A gente pensou em ir desativando as unidades aos poucos e, paralelamente, construindo novas unidades. Para cada uma que era inaugurada, a gente tirava de funcionamento um prédio do Tatuapé ou diminuía outra unidade que era maior. Essas unidades mais complicadas tiveram suas populações diminuídas aos poucos e, com o tempo, a Vila Maria, que chegou a ter 180, estava com 40 meninos. Com esse número você consegue retomar o poder sem precisar zerar a casa. Teve casos que precisamos esvaziar a unidade, esperar todo mundo sair, reformar o prédio inteiro – como foi feito na Vila Maria, por exemplo – e então, recomeçamos um trabalho do zero.
Todas as unidades estão sob poder da Fundação?
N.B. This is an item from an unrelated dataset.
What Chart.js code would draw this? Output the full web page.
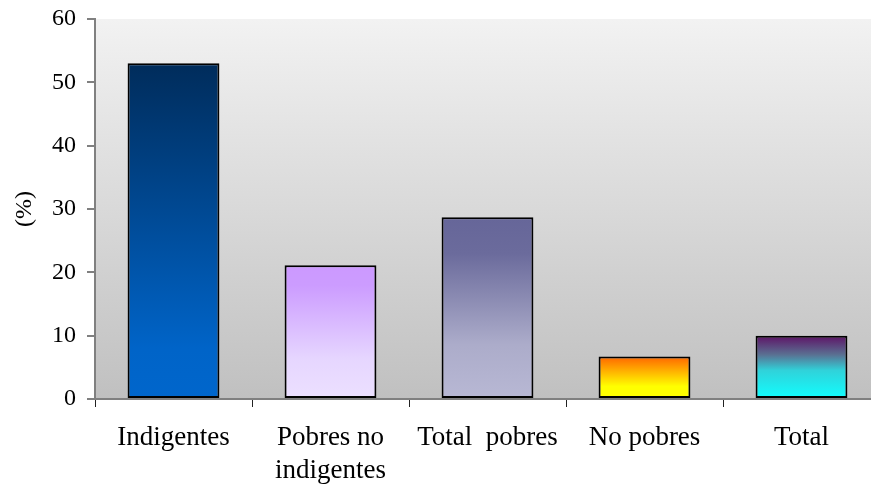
<!DOCTYPE html>
<html>
<head>
<meta charset="utf-8">
<script src="https://cdn.jsdelivr.net/npm/chart.js@4/dist/chart.umd.min.js"></script>
<style>
  html, body { margin: 0; padding: 0; background: #fff; overflow: hidden; }
  #wrap { width: 900px; height: 487px; }
</style>
</head>
<body>
<div id="wrap"><canvas id="myChart" width="900" height="487"></canvas></div>
<script>
// Data
const categories = ["Indigentes", ["Pobres no", "indigentes"], "Total  pobres", "No pobres", "Total"];
const values = [53.0, 21.1, 28.7, 6.7, 10.0];
const yTicks = [0, 10, 20, 30, 40, 50, 60];

// gradient stops for each bar (top -> bottom)
const barGradients = [
  [[0, "#002c5b"], [0.85, "#0064c8"], [1, "#0066cc"]],
  [[0, "#cc99ff"], [0.15, "#cc9cff"], [0.7, "#e6d6ff"], [1, "#ece0ff"]],
  [[0, "#666699"], [0.2, "#6b6b9c"], [0.7, "#acacca"], [1, "#b8b8d4"]],
  [[0, "#ff6600"], [0.7, "#ffff00"], [1, "#ffff00"]],
  [[0, "#5e1266"], [0.3, "#5a7092"], [0.55, "#30d2da"], [1, "#10ffff"]],
];

const ctx = document.getElementById("myChart").getContext("2d");

// plot background gradient
const bgPlugin = {
  id: "plotBg",
  beforeDraw(chart) {
    const { ctx, chartArea } = chart;
    if (!chartArea) return;
    const g = ctx.createLinearGradient(0, chartArea.top, 0, chartArea.bottom);
    g.addColorStop(0, "#f2f2f2");
    g.addColorStop(1, "#c0c0c0");
    ctx.save();
    ctx.fillStyle = g;
    ctx.fillRect(chartArea.left, chartArea.top, chartArea.right - chartArea.left, chartArea.bottom - chartArea.top);
    ctx.restore();
  },
};

function barFill(c) {
  const chart = c.chart;
  const y = chart.scales.y;
  if (!y || !chart.chartArea) return "#888";
  const top = y.getPixelForValue(values[c.dataIndex]);
  const bottom = y.getPixelForValue(0);
  const g = chart.ctx.createLinearGradient(0, top, 0, bottom);
  barGradients[c.dataIndex].forEach(([o, col]) => g.addColorStop(o, col));
  return g;
}

new Chart(ctx, {
  type: "bar",
  data: {
    labels: categories,
    datasets: [
      {
        data: values,
        backgroundColor: barFill,
        borderColor: "#000000",
        borderWidth: 2,
        borderSkipped: false,
        barPercentage: 0.585,
        categoryPercentage: 1,
      },
    ],
  },
  options: {
    responsive: false,
    animation: false,
    layout: { padding: { top: 19, right: 20, left: 0, bottom: 0 } },
    plugins: { legend: { display: false }, tooltip: { enabled: false } },
    scales: {
      x: {
        offset: true,
        grid: { offset: true, drawOnChartArea: false, drawTicks: true, tickLength: 8, color: "#222", lineWidth: 1 },
        border: { color: "#808080", width: 2 },
        ticks: { color: "#000", font: { family: "Liberation Serif", size: 27 }, padding: 15, maxRotation: 0, autoSkip: false },
        afterFit(scale) { scale.height = 88; },
      },
      y: {
        min: 0,
        max: 60,
        afterBuildTicks(scale) { scale.ticks = yTicks.map((v) => ({ value: v })); },
        grid: { drawOnChartArea: false, drawTicks: true, tickLength: 8, color: "#808080", lineWidth: 2 },
        border: { color: "#808080", width: 2 },
        ticks: { color: "#000", font: { family: "Liberation Serif", size: 24 }, padding: 11 },
        title: { display: true, text: "(%)", color: "#000", font: { family: "Liberation Serif", size: 24 }, padding: { top: 10 } },
        afterFit(scale) {
          scale.width = 95;
          scale.paddingTop = 0;
          scale.paddingBottom = 0;
        },
      },
    },
  },
  plugins: [bgPlugin],
});
</script>
</body>
</html>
Todas. O que a gente tem é que alguns jovens que entram aqui têm envolvimento com o PCC e com o crime organizado. Eles estão envolvidos com o crime lá fora e quando chegam aqui sabem que o pai está preso e manda na cadeia onde está. O adolescente quer implantar o mesmo sistema aqui. É por isso que existe todo o trabalho de desconstrução dessa imagem. Hoje posso te dizer que não existe nenhuma unidade dominada pelos meninos. O PCC não está em nenhuma unidade da Fundação Casa. O que ainda temos são unidades em que a gente tem dificuldade com o grupo de funcionários que é muito rigoroso ou, ao contrário, é pouco rigoroso. Temos ainda unidades de reincidência em que os internos tentam constantemente assumir o poder.
O Mallart conclui que a redução da maioridade está operando na lógica da Fundação Casa.
Não. Ele não pisa aqui há seis anos. Fala para ele vir aqui e conhecer as unidades. Passei pelo sistema prisional e duvido que ele conheça. Não tem nada a ver com a Fundação Casa.